(AIM): Transcribe word for word only the span whose first line is the one with "Emit a web page" and whose last line is the one with "[0, 40, 0, 0]"; both of those lines belong to it.

───── DATASET EXTRACT

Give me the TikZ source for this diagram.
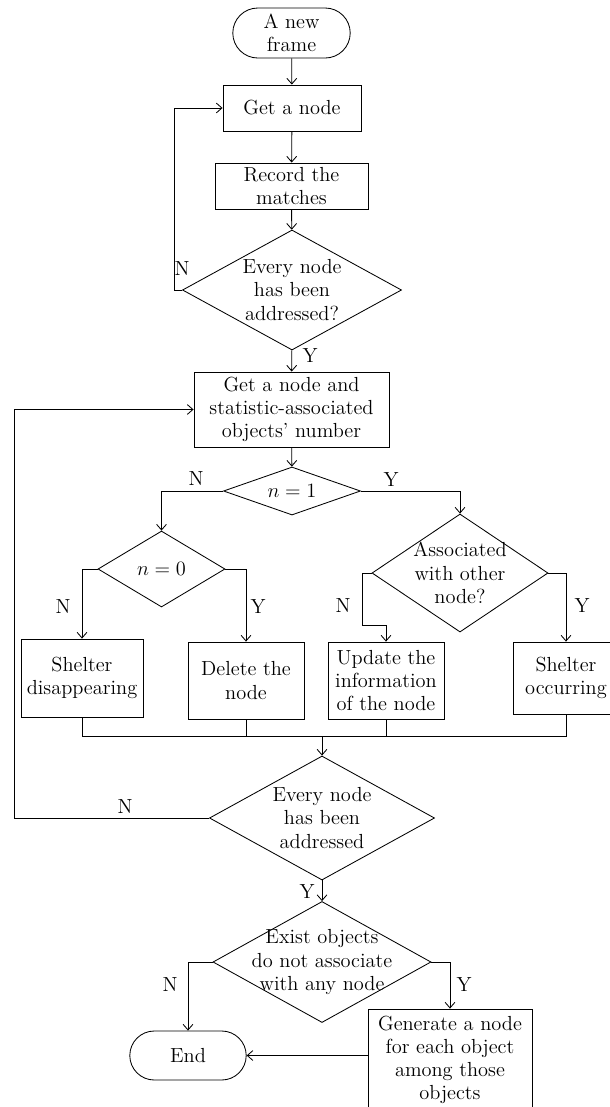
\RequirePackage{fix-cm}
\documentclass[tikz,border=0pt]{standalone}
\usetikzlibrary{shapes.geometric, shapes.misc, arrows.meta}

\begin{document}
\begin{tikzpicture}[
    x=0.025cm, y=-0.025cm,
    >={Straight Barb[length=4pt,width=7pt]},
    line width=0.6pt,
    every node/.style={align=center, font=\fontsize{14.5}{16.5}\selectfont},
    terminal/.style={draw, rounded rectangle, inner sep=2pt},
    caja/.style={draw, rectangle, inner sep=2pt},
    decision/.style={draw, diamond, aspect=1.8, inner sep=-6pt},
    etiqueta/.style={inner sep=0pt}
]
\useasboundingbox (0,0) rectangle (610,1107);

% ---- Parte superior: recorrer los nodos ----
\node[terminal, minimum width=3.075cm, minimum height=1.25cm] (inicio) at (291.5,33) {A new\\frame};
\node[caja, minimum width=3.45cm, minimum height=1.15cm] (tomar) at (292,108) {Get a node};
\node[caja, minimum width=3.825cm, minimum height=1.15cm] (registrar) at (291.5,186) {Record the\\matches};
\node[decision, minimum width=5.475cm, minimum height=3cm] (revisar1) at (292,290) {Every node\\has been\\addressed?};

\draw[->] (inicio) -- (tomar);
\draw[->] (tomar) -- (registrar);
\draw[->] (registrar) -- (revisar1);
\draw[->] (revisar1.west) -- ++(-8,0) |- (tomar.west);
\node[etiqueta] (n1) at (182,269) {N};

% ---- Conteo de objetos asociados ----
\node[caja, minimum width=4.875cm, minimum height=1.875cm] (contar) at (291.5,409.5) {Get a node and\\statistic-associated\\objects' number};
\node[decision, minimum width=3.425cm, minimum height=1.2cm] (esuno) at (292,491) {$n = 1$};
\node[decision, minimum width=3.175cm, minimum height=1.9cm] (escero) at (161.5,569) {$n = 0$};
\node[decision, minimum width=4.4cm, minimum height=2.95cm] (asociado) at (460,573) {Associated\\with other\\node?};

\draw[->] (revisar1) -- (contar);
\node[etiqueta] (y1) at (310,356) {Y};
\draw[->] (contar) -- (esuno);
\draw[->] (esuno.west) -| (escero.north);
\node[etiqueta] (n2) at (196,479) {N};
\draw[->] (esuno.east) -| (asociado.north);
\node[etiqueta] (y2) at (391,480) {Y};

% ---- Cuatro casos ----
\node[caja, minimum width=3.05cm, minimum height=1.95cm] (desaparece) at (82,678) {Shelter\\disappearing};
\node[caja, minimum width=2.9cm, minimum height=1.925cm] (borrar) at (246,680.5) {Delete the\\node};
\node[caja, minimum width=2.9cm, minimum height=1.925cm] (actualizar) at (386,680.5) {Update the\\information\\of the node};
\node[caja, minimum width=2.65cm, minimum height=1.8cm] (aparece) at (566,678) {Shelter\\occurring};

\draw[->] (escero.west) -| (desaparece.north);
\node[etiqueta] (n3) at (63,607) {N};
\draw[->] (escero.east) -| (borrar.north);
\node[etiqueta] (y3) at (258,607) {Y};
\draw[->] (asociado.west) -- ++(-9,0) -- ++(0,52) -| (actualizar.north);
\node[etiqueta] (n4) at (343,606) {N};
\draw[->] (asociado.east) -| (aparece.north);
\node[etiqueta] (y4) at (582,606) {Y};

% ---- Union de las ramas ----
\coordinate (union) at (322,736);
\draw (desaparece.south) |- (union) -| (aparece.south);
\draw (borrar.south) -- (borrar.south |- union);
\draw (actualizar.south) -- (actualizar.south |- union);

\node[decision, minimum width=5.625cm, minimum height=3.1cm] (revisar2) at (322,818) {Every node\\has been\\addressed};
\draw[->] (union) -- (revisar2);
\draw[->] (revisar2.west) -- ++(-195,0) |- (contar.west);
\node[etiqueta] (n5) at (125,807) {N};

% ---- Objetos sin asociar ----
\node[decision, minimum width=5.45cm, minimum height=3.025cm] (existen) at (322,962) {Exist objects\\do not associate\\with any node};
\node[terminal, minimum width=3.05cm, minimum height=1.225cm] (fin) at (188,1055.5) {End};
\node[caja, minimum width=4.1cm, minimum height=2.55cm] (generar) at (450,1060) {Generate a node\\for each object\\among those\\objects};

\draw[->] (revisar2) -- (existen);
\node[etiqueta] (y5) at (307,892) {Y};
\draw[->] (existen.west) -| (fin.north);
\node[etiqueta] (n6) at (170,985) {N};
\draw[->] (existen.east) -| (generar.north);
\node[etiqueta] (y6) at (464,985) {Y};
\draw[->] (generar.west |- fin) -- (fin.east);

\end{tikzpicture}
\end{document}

──────────
───── DATASET EXTRACT

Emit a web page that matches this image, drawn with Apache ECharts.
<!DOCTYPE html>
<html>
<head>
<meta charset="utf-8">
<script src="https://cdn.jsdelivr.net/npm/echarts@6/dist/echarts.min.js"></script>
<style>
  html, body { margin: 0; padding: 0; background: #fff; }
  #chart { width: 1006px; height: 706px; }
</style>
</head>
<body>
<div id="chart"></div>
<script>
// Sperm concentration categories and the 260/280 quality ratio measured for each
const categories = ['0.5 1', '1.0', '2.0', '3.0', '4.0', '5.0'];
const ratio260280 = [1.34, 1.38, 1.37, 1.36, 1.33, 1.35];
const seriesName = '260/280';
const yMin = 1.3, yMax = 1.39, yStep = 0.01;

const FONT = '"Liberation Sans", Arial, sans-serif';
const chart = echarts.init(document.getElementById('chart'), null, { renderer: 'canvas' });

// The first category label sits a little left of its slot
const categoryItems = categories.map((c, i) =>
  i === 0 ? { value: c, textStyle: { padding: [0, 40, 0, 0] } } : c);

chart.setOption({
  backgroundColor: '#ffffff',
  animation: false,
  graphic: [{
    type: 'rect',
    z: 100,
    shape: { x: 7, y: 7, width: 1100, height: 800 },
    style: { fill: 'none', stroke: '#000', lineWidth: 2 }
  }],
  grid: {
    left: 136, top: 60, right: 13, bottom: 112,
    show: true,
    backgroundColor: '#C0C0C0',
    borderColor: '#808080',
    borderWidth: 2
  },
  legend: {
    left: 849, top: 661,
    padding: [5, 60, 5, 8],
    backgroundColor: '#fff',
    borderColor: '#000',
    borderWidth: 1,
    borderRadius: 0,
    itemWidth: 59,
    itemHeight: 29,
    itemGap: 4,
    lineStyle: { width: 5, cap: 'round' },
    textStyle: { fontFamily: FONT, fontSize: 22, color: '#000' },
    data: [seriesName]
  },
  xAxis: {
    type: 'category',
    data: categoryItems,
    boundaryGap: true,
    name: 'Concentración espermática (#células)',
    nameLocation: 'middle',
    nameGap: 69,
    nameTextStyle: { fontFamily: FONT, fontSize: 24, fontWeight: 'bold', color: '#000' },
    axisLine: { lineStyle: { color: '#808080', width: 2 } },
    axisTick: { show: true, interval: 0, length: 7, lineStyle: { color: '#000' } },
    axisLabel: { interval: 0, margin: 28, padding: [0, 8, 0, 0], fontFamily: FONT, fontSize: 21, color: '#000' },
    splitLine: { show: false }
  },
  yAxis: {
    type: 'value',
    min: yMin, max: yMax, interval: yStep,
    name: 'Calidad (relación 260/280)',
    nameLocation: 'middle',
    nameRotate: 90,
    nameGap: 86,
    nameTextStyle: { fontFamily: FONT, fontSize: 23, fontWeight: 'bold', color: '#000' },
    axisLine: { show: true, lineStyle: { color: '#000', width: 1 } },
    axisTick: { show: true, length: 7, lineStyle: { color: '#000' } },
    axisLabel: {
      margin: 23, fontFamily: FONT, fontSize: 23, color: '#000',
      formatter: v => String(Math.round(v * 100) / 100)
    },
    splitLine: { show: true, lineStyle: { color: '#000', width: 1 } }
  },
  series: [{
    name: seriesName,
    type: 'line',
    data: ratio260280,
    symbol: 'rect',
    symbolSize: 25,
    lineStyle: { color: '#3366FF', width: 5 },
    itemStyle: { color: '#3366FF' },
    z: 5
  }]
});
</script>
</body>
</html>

──────────

(THE RESPONSE):
Emit a web page that matches this image, drawn with Apache ECharts.
<!DOCTYPE html>
<html>
<head>
<meta charset="utf-8">
<script src="https://cdn.jsdelivr.net/npm/echarts@6/dist/echarts.min.js"></script>
<style>
  html, body { margin: 0; padding: 0; background: #fff; }
  #chart { width: 1006px; height: 706px; }
</style>
</head>
<body>
<div id="chart"></div>
<script>
// Sperm concentration categories and the 260/280 quality ratio measured for each
const categories = ['0.5 1', '1.0', '2.0', '3.0', '4.0', '5.0'];
const ratio260280 = [1.34, 1.38, 1.37, 1.36, 1.33, 1.35];
const seriesName = '260/280';
const yMin = 1.3, yMax = 1.39, yStep = 0.01;

const FONT = '"Liberation Sans", Arial, sans-serif';
const chart = echarts.init(document.getElementById('chart'), null, { renderer: 'canvas' });

// The first category label sits a little left of its slot
const categoryItems = categories.map((c, i) =>
  i === 0 ? { value: c, textStyle: { padding: [0, 40, 0, 0] } } : c);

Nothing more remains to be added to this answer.